De l’inefficience des lois

Pourtant, les textes devant débusquer les fraudeurs existent, mais il serait très difficile de les appliquer. Il en est ainsi pour le droit de préemption qui permet à la direction des Impôts, avec le département Domaines, de racheter les biens immobiliers dont le coût a été nettement sous-évalué. « Une disposition dans le code des impôts concerne le droit de préemption. Si une personne déclare un montant de la vente d’un logement, bien inférieur, à sa valeur vénale, les impôts pourraient proposer une somme supérieure (de 10%) pour pouvoir acheter le bien.
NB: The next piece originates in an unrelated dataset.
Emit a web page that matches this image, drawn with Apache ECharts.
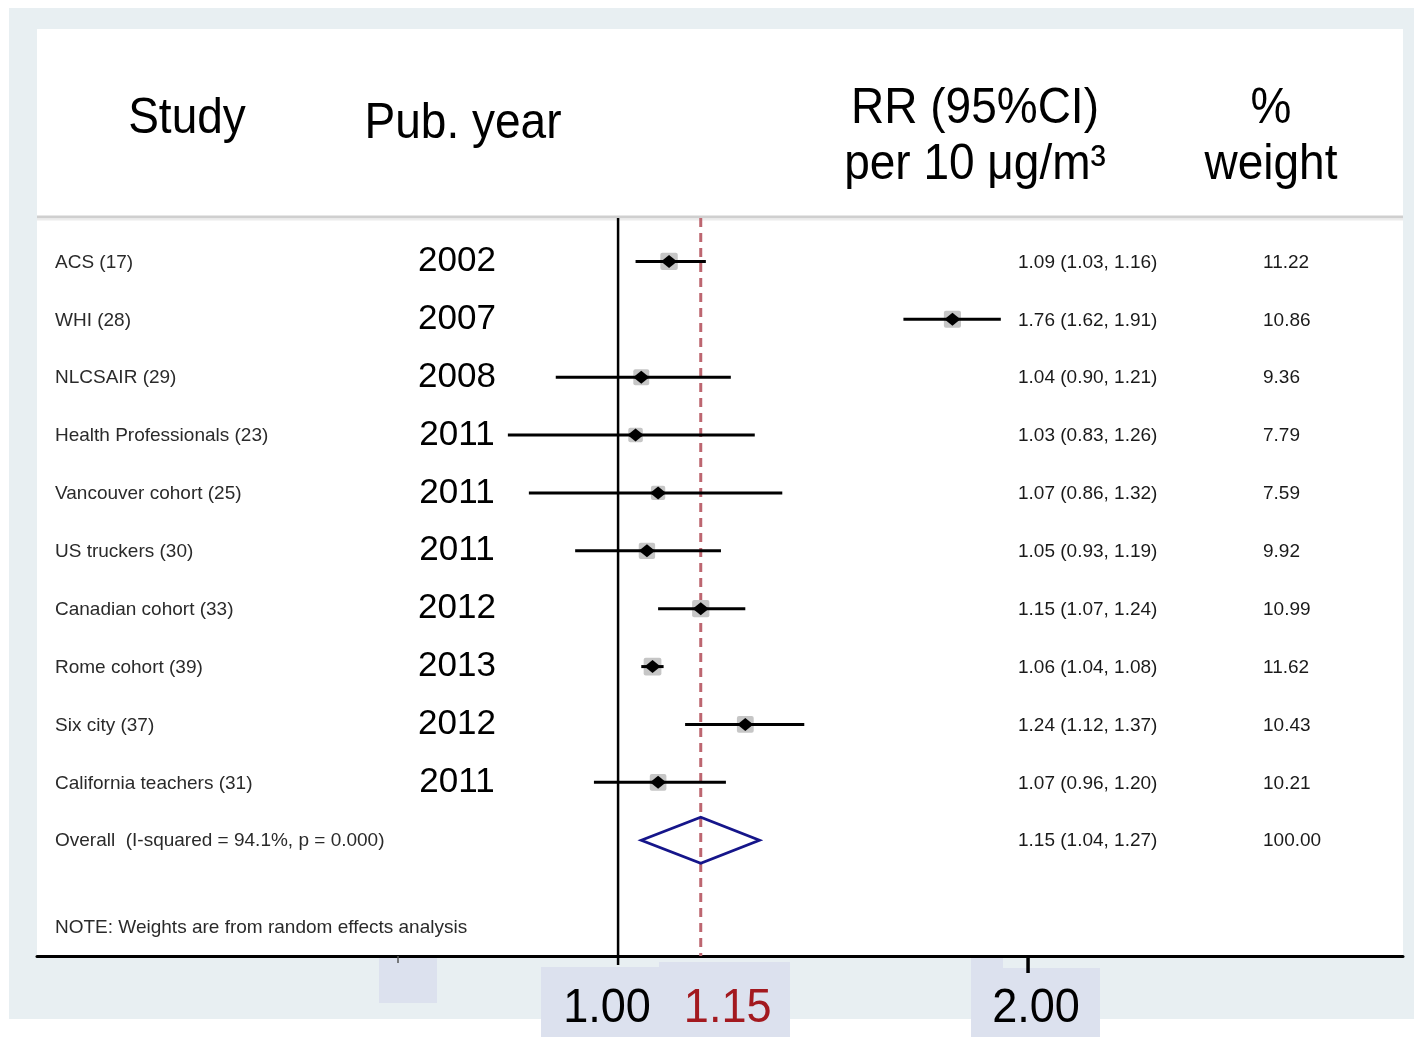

Les impôts doivent néanmoins avoir les fonds nécessaires pour réaliser une telle opération. Ils doivent également mieux s’organiser, car ce n’est pas les Impôts qui revendent les logements acquis, mais les Domaines. Le manque d’organisation et d’accès au fonds est l’une des raisons qui expliquent la frilosité de la direction des Impôts pour appliquer ce texte de loi », nous explique-t-on. Pour mener à bien nos opérations, estiment de hauts responsables des finances, il est nécessaire de confisquer les biens.

Après quelques années de prison, les fraudeurs peuvent ainsi recouvrer leur liberté, au bout de 2 ou de 3 ans, et profiter d’une belle villa avec piscine. « S’enrichir licitement n’est pas interdit. Ce qui est interdit, c’est de s’enrichir avec des moyens peu moraux. » La société algérienne, qui voue un véritable culte à la réussite sociale, semble se moquer de ce qui est légal et de ce qu’il ne l’est pas. Les « nouveaux riches » qui semblent narguer les classes modestes ont de beaux jours devant eux.